January 2012

Charlene Abretske

Beauty Business Buzz | Charlene Abretske

 

Daily Deals: Disaster or Delight?

As a consumer, I am not going to lie, I love, Love, LOVE, one-day-only sale sites!

The ideas are great, the offers are amazing and sometimes even the ad copy is ridiculously entertaining.

Apparently, I am not alone in my affection for the new purchasing medium; Groupon is one of the fastest growing companies in the world and raised $700 million dollars in their IPO in November 2011.

There are thousands of new sites that cater to our modern need for instant gratification and our ancient gatherer instincts have us feeling we collectively "got in on" a too-good-to-be-true item or service.

There are so many companies doing these types of deals now, you have tons of choices on what is best for you and how you want to be promoted.

As a business owner, these "deals" can be great for your business or extremely detrimental based on the terms of the contracts, the type of deal offered, or if you are even ready to have a mass influx of clients into your business. Just because the tool is there doesn't mean it is in your best interest to use it.

Here are some questions you might want to ask yourself about if your business is ready to get started on a daily deal program:

What kind of client will we be getting? When you are approached or approach a deal company think about what client they will bring you. There has long been a belief that clients who want a discount are bad clients – this is simply not true. You have the opportunity to WOW a new client and re-book them every time they walk into your salon or spa. The company you choose should let you know information about the clients who purchase this type of deal through them. If they don't have any idea or it is too general, wait for a company that can provide you the info you are looking for.

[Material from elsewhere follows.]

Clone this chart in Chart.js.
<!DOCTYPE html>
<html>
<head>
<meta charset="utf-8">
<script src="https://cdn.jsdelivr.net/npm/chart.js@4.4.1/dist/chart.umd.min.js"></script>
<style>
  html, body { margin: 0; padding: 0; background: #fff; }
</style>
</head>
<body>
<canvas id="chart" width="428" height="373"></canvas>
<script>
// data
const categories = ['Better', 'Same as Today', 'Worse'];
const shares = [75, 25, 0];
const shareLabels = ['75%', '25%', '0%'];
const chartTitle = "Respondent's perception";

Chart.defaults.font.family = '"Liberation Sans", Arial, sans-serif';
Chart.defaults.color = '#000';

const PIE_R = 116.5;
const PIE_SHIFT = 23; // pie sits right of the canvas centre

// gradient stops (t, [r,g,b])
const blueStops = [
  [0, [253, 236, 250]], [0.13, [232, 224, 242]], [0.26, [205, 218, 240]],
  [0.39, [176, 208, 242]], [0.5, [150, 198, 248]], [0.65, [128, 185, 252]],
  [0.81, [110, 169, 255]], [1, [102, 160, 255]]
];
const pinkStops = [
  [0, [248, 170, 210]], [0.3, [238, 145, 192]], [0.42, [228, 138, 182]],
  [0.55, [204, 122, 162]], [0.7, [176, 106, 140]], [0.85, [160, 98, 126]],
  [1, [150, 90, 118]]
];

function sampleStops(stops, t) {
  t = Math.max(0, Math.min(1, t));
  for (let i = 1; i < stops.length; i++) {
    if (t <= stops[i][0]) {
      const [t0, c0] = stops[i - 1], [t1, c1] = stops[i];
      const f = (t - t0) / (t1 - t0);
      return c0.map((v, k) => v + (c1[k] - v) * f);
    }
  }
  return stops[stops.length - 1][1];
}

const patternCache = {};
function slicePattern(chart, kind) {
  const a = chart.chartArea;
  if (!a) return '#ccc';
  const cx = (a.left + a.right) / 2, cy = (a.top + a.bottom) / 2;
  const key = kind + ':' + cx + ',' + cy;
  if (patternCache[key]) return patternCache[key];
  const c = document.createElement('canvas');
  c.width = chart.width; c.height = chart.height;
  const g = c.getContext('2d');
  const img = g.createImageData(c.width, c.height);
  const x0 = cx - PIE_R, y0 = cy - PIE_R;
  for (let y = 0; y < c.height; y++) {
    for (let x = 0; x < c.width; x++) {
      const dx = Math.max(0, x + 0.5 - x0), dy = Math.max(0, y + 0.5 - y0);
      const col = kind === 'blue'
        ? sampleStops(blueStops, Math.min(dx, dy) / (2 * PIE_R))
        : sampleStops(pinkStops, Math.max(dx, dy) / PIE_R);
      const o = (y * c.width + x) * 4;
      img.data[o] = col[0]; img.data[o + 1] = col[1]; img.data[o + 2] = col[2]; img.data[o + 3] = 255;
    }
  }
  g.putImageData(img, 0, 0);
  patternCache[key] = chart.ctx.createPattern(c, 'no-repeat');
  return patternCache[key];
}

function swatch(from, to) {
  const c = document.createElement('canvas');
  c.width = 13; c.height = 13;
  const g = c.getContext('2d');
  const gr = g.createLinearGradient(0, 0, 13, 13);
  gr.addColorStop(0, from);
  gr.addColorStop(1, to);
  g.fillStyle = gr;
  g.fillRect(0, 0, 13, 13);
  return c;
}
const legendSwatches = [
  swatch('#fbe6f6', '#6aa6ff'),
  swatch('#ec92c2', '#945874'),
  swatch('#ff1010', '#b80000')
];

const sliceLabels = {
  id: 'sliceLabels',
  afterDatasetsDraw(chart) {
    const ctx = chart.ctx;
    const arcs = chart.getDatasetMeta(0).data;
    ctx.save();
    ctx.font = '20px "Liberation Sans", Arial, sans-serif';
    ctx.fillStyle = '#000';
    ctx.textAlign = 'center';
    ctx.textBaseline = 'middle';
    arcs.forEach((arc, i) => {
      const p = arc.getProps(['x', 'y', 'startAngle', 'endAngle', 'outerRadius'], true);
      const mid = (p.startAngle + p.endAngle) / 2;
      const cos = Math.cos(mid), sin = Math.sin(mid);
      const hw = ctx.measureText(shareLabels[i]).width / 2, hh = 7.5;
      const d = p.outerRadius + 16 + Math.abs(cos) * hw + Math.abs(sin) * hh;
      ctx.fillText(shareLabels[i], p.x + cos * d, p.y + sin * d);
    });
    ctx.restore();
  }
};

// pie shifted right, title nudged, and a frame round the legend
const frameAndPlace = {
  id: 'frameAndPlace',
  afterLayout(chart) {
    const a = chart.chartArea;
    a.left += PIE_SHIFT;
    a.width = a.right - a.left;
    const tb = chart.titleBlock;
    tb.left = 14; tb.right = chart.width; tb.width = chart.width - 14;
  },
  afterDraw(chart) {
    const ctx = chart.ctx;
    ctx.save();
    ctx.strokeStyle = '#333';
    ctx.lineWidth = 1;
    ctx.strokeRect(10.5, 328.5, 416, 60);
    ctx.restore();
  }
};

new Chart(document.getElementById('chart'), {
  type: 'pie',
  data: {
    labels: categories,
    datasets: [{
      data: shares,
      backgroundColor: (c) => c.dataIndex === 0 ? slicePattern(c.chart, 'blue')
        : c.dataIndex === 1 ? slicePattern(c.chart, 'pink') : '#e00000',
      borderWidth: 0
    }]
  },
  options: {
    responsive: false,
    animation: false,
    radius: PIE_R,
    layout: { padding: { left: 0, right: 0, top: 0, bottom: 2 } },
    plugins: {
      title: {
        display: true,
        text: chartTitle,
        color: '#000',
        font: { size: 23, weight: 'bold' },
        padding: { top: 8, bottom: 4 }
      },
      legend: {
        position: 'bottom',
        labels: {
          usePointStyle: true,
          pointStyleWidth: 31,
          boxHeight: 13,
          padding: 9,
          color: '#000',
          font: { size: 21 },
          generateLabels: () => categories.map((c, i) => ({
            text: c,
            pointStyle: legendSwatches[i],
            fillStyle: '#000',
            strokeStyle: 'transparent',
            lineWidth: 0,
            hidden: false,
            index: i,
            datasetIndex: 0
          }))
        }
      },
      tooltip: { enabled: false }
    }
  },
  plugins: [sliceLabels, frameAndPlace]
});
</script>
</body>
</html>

Bigger Doesn't Mean Better. Just because a company has millions of e-mail addresses on their list doesn't mean ANYTHING when it comes to your business. Smaller services may still deliver better service, more appropriate deals, and can serve as a testing ground before you move on to the bigger sites like Groupon or Living Social for your first venture into this type of offering. Ask what kinds of issues other businesses like yours have encountered and see what they have to say.

The Devil Is In The Details. Look at your contract with a fine tooth comb and really make sure the details work for you; if they are limiting who you can work with, asking for exclusivity, asking for unlimited numbers of deals, money upfront, or asking you to pay if you don't sell enough then stay away from them - especially if it is your first deal. You can ask for these items to be changed, no contract is completely standard.

So Many Choices, So Little Time. Everyday there are new offer companies out there; look at some of the ones with smaller lists to begin with. These may include coupon magazines and newspapers that will give you free exposure across print, their website and eblast mediums. You will get more exposure and fewer deals, but the exposure may bring you better quality clients in the long run, the clients are more localized to your specific geographic area. Gaining 20 good clients is better than gaining 500 deal seekers.

What to Offer? Generally you will want to offer services that are not too labor intensive and will want to have customers coming back. I see a lot of hair straightening and "blow-out" specials out there and don't always feel this is the best way to go. These services take serious time and many clients who are trying them for the first time do not know what to expect.

Offering a service that normally costs anywhere from $175 to $400 and takes over two and a half hours at half off, and your take of that may be 50 to 70 percent, can leave you with as little as $44 for three hours of work, leaving you little time to make that back up in your wok day. Instead opt for lower price points with lots of perks that take minutes, not hours to perform like paraffin dips, conditioning treatments, aromatherapy, polish changes, neck and scalp massages. These special touches will have your new offer seekers wanting to visit you over and over again.

What's Your Plan, Stan? In order for a deal to be successful you need to have some kind of plan in place. This type of customer likes to be reached digitally, if you are not currently using email marketing or Facebook to update your clients on offers in your salon than you should start those items prior to creating a deal.

Another important area to consider is how are these clients going to be handled? I have purchased deals and felt like a "second-class customer" when I have been receiving my services. There was no offer for re-booking and there was not follow-up offers sent to me from the business. I did tip the service provider 100 percent and cannot figure out why they appear to not want my follow up appointments.

Daily deal programs, when run successfully, can be a quick and easy way to get brand new clients jazzed about your business – when handled correctly. Make sure you try them when your business is completely ready to handle the success that could be yours.